* _AIM OF THE EXERCISE_:
Write out each line exactly as given. Leave the pictures out of your copy.

* _DATA LINES_:
— START —
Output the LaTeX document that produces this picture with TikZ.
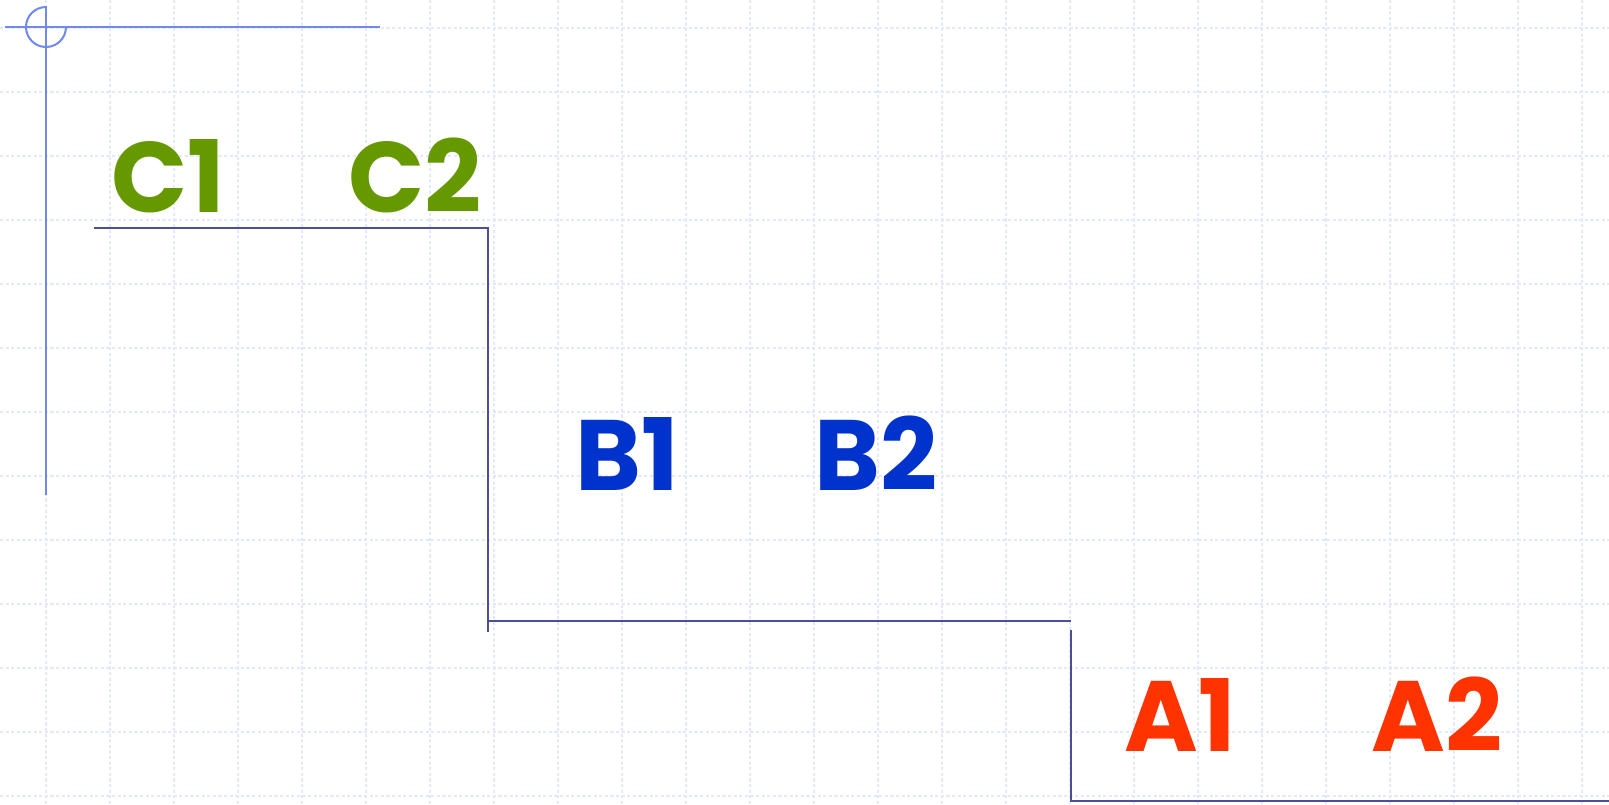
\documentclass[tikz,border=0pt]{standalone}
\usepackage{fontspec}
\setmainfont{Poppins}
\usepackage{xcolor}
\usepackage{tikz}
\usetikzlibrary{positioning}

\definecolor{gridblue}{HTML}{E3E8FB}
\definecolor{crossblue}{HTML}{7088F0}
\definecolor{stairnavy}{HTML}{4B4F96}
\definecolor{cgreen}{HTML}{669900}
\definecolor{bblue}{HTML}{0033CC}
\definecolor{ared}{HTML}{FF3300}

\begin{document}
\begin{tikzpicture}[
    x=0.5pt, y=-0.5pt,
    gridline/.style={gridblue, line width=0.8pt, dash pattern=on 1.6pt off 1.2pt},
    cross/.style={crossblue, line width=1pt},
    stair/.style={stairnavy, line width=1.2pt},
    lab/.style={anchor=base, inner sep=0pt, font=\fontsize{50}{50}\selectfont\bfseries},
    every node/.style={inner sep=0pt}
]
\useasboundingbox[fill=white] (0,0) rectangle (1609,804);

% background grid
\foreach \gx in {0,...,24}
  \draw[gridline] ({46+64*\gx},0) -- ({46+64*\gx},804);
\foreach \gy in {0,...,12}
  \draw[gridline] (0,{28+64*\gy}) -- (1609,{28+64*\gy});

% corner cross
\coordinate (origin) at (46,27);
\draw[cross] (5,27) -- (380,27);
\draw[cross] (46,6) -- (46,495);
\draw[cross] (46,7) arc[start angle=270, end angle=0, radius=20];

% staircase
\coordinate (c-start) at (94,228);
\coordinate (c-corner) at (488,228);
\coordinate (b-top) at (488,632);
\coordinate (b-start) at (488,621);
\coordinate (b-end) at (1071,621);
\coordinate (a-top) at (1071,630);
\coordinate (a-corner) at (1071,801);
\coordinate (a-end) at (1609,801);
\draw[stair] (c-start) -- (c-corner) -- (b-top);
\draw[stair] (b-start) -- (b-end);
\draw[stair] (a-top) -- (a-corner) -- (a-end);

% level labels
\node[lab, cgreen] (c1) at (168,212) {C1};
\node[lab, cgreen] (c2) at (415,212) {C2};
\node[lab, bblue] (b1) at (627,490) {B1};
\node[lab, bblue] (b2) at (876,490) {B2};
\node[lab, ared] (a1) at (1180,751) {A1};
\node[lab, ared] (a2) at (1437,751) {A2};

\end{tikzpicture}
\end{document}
— END —
* _EXERCISE OUTPUT_:
Output the LaTeX document that produces this picture with TikZ.
\documentclass[tikz,border=0pt]{standalone}
\usepackage{fontspec}
\setmainfont{Poppins}
\usepackage{xcolor}
\usepackage{tikz}
\usetikzlibrary{positioning}

\definecolor{gridblue}{HTML}{E3E8FB}
\definecolor{crossblue}{HTML}{7088F0}
\definecolor{stairnavy}{HTML}{4B4F96}
\definecolor{cgreen}{HTML}{669900}
\definecolor{bblue}{HTML}{0033CC}
\definecolor{ared}{HTML}{FF3300}

\begin{document}
\begin{tikzpicture}[
    x=0.5pt, y=-0.5pt,
    gridline/.style={gridblue, line width=0.8pt, dash pattern=on 1.6pt off 1.2pt},
    cross/.style={crossblue, line width=1pt},
    stair/.style={stairnavy, line width=1.2pt},
    lab/.style={anchor=base, inner sep=0pt, font=\fontsize{50}{50}\selectfont\bfseries},
    every node/.style={inner sep=0pt}
]
\useasboundingbox[fill=white] (0,0) rectangle (1609,804);

% background grid
\foreach \gx in {0,...,24}
  \draw[gridline] ({46+64*\gx},0) -- ({46+64*\gx},804);
\foreach \gy in {0,...,12}
  \draw[gridline] (0,{28+64*\gy}) -- (1609,{28+64*\gy});

% corner cross
\coordinate (origin) at (46,27);
\draw[cross] (5,27) -- (380,27);
\draw[cross] (46,6) -- (46,495);
\draw[cross] (46,7) arc[start angle=270, end angle=0, radius=20];

% staircase
\coordinate (c-start) at (94,228);
\coordinate (c-corner) at (488,228);
\coordinate (b-top) at (488,632);
\coordinate (b-start) at (488,621);
\coordinate (b-end) at (1071,621);
\coordinate (a-top) at (1071,630);
\coordinate (a-corner) at (1071,801);
\coordinate (a-end) at (1609,801);
\draw[stair] (c-start) -- (c-corner) -- (b-top);
\draw[stair] (b-start) -- (b-end);
\draw[stair] (a-top) -- (a-corner) -- (a-end);

% level labels
\node[lab, cgreen] (c1) at (168,212) {C1};
\node[lab, cgreen] (c2) at (415,212) {C2};
\node[lab, bblue] (b1) at (627,490) {B1};
\node[lab, bblue] (b2) at (876,490) {B2};
\node[lab, ared] (a1) at (1180,751) {A1};
\node[lab, ared] (a2) at (1437,751) {A2};

\end{tikzpicture}
\end{document}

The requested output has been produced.